Muhteşem Yüzyıl Kösem’in her şeyden önce bir devam yapımı olduğu seyircinin karşısına net bir şekilde çıkartılıyor. Muhteşem Yüzyıl gibi güçlü ve etkileyici bir yapımın enerjisinden dizinin yararlanmak istemesi gayet doğal ancak bir noktadan sonra bu “devamı olma” hali dizinin ilerleyişine ket vurabilir. Özellikle dizideki müziklerin Muhteşem Yüzyıl’dakilerle aynı olması pek de şık olmamış. Dizi zaman ve karakterler bakımından farklı olmasına rağmen kendisine has bir atmosfer inşa etmekte özellikle mekân ve müziklerin destek çıkamaması önemli bir güçlük yaratıyor. Öte yandan dizideki objelerin, giyim kuşam aksesuvarlarının ve diğer detayların geliştirilip değiştirilmesi izleyiciye alttan alttan farklı bir yapımla karşı karşıya olduğu hissini veriyor. Bu bakımdan özellikle sanat ekibini takdir etmek gerekiyor. Dizideki bu gibi detaylar gayet incelikle ve uzmanlıkla uğraşıldığını gösteriyor.

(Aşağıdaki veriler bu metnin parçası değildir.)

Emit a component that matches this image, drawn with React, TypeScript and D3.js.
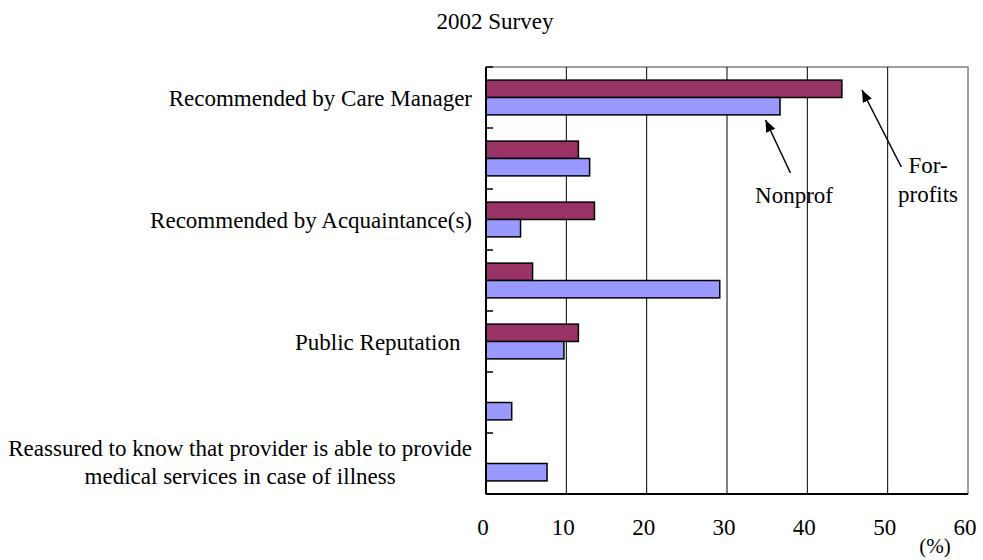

Oyunculuklar ve karakter inşası konusunda dizinin en zayıf halkası Hülya Avşar’ı kolay hedef olacağı için bir kenara bırakırsak geriye kalan kadronun dört dörtlük bir iş çıkarttığını söylemek lazım. Zaten Muhteşem Yüzyıl’ı da çağdaşı diğer dizilerden ayıran en önemli nokta da oyuncu tercihlerinde ve performansında hep en iyi standartları tutması hatta en iyi standardını kendisinin oluşturması oldu. Muhteşem Yüzyıl Kösem’de de bu çizginin bozulmayacağını söylemek mümkün. Dizinin ilk bölümde oyunculuk bakımından en dikkat çekecek zirve nokta I. Ahmet’in tahta çıkmadan önce geçirdiği panik ataktı. 13 yaşındaki genç padişah I. Ahmet’i canlandıran Ekin Koç’un sergilediği performans hayli göz doldurucuydu. Bu şekilde devam ederse ilerleyen bölümlerde “Ecdat panik atak geçirmez” tartışmalarının başlayacağını söylemek mümkün.

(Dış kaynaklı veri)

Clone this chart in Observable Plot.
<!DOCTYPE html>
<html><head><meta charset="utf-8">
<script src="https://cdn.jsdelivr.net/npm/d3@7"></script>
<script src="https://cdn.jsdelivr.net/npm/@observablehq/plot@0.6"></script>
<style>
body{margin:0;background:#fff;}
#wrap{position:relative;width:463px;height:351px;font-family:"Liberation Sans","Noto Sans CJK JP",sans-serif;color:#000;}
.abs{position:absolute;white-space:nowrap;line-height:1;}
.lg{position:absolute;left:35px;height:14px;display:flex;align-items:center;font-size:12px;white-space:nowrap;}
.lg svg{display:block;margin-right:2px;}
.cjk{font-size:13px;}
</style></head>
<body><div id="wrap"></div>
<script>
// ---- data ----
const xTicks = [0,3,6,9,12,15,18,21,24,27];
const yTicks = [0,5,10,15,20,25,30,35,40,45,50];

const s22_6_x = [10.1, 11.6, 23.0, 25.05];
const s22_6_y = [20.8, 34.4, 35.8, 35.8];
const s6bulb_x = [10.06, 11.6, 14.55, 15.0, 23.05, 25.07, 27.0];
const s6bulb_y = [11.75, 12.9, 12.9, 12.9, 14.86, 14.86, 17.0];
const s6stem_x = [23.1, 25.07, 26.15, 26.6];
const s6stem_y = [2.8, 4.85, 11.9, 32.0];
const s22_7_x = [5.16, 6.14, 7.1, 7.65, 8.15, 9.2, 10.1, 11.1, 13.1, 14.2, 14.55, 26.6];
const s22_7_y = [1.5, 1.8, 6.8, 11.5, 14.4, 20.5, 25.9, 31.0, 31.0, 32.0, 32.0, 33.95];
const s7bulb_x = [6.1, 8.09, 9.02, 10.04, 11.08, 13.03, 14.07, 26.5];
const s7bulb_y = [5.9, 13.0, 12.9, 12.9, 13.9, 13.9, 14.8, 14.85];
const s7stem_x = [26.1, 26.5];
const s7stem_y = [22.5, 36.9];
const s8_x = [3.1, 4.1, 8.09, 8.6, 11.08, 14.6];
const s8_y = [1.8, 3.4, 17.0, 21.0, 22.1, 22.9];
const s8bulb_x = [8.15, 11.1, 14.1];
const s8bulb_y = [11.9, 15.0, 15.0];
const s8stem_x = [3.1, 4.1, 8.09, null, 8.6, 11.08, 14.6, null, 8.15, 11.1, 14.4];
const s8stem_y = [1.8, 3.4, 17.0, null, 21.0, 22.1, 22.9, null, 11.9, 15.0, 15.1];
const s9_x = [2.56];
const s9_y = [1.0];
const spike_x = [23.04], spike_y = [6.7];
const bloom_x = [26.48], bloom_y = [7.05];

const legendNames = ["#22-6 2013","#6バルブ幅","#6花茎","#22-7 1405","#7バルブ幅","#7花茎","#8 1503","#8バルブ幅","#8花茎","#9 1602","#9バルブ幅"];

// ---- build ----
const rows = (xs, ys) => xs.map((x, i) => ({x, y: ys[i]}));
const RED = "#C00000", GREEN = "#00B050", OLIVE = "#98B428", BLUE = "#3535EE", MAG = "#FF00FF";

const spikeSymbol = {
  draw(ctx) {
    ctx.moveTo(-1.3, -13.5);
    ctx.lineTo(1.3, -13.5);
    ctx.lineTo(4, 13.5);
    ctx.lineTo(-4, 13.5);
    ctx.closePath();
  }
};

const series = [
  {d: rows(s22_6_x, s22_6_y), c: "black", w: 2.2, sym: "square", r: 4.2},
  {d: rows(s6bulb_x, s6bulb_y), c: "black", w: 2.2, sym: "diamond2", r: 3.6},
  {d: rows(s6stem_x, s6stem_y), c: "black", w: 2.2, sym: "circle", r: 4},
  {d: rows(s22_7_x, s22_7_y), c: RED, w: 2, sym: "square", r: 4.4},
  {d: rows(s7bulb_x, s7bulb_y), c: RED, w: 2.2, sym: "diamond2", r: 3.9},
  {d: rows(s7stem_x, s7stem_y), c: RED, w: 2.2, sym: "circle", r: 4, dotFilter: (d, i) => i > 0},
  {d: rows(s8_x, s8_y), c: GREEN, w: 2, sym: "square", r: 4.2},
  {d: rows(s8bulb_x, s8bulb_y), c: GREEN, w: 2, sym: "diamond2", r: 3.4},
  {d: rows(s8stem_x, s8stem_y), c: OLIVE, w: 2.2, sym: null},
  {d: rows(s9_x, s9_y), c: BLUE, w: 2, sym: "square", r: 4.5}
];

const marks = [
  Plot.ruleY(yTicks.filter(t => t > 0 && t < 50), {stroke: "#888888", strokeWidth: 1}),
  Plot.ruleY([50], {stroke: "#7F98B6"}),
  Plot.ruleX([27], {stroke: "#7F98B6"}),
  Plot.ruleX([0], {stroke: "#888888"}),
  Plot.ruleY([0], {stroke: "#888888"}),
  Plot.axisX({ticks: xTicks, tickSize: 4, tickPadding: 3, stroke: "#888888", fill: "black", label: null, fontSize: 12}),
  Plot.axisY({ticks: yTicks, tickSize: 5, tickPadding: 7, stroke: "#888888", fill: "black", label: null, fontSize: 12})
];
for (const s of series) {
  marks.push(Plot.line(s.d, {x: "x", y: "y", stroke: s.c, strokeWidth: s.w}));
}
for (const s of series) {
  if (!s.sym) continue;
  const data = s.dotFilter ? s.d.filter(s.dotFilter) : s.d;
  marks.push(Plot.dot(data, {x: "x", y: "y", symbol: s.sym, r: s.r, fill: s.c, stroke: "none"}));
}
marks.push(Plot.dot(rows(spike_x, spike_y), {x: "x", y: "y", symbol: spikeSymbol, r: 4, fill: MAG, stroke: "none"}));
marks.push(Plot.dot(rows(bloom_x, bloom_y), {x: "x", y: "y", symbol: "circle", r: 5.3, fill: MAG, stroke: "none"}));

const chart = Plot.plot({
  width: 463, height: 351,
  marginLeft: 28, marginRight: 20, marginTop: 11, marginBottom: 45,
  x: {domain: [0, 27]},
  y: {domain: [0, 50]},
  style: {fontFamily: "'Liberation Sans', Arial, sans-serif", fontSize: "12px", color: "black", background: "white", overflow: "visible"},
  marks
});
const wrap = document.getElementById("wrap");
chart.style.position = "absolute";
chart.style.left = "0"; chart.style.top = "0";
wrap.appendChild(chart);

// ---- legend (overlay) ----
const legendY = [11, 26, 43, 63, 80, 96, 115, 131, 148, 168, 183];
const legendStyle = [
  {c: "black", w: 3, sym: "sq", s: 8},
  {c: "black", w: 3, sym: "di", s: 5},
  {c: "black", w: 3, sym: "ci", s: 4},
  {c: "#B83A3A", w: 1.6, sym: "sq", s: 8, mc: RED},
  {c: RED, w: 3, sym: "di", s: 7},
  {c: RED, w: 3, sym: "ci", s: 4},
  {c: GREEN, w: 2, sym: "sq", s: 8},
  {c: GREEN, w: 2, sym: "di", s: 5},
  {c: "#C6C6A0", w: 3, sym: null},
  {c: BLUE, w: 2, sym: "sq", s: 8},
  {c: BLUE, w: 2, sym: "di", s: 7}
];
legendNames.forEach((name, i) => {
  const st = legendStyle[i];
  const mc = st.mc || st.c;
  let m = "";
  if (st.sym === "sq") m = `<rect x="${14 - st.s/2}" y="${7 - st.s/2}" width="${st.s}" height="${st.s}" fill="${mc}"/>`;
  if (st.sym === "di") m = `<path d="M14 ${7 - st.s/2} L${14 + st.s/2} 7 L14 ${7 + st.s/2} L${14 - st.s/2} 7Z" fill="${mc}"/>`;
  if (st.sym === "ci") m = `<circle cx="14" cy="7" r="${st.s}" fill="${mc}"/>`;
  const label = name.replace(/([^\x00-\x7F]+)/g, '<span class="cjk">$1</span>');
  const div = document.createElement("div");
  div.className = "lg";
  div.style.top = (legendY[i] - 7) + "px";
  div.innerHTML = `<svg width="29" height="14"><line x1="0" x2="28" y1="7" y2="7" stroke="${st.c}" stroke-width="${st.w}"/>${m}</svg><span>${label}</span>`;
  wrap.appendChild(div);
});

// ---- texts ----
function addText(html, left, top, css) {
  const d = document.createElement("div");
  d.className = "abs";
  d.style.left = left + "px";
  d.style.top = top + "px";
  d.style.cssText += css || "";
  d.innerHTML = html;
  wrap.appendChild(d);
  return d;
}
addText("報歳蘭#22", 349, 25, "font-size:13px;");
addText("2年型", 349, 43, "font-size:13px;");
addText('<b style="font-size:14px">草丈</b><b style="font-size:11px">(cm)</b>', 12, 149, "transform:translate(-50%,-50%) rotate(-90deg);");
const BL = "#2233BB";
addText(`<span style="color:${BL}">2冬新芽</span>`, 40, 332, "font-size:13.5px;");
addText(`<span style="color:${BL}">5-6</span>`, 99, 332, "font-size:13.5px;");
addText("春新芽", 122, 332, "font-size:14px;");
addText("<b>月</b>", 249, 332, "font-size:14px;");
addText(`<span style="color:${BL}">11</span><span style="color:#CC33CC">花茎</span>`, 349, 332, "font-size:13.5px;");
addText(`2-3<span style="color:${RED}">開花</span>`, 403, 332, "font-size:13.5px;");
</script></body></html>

Henüz dizinin ağır silahlarından Beren Saat devreye girmediği için Muhteşem Yüzyıl Kösem seyircide bir öngösterim havası yaratıyor. Kösem’in gençliğini canlandıran Anastasia Tsilimpiou’nun başarılı performansı şimdilik diziyi izletse de sürekli Beren Saat’i bekleyecek izleyiciler için ne ölçüde sürükleyici olacak bilinmez.
TANSİYON YÜKSEK
Dizinin olay örgüsü tarihsel bir zeminden ilham alacağı göz önünde bulundurulursa Muhteşem Yüzyıl Kösem’in heyecanlı ve bol entrikalı bir yapım olacağını söylemek daha şimdiden mümkün. Özellikle selefi olan Muhteşem Yüzyıl’da olayların ele alınışının verdiği heyecan düşünülürse Muhteşem Yüzyıl Kösem’de de tansiyon kolay kolay düşmeyecek gibi. 150 dakikalık gösterim süresine sahip bir yapımda bu denli yüksek ritmi yakalamak hiç de kolay bir iş değil. Muhteşem Yüzyıl Kösem’in arkasındaki kadroyu bu noktada da başarılarından dolayı tebrik etmek gerekiyor.
Türkiye’de konuşulması neredeyse ilahiyatın alanına girmiş olan Osmanlı tarihini ele alan bu tarz yapımlar ne yazık ki çok büyük engellerle ve tepkilerle karşılaşıyor. Muhteşem Yüzyıl böylesi bir çevreye rağmen nitelikli olmayı başarabilmiş özel bir işti. Şimdi dizinin devamı olan Muhteşem Yüzyıl Kösem de yine aynı çizgiyi koruyacak gibi görünüyor.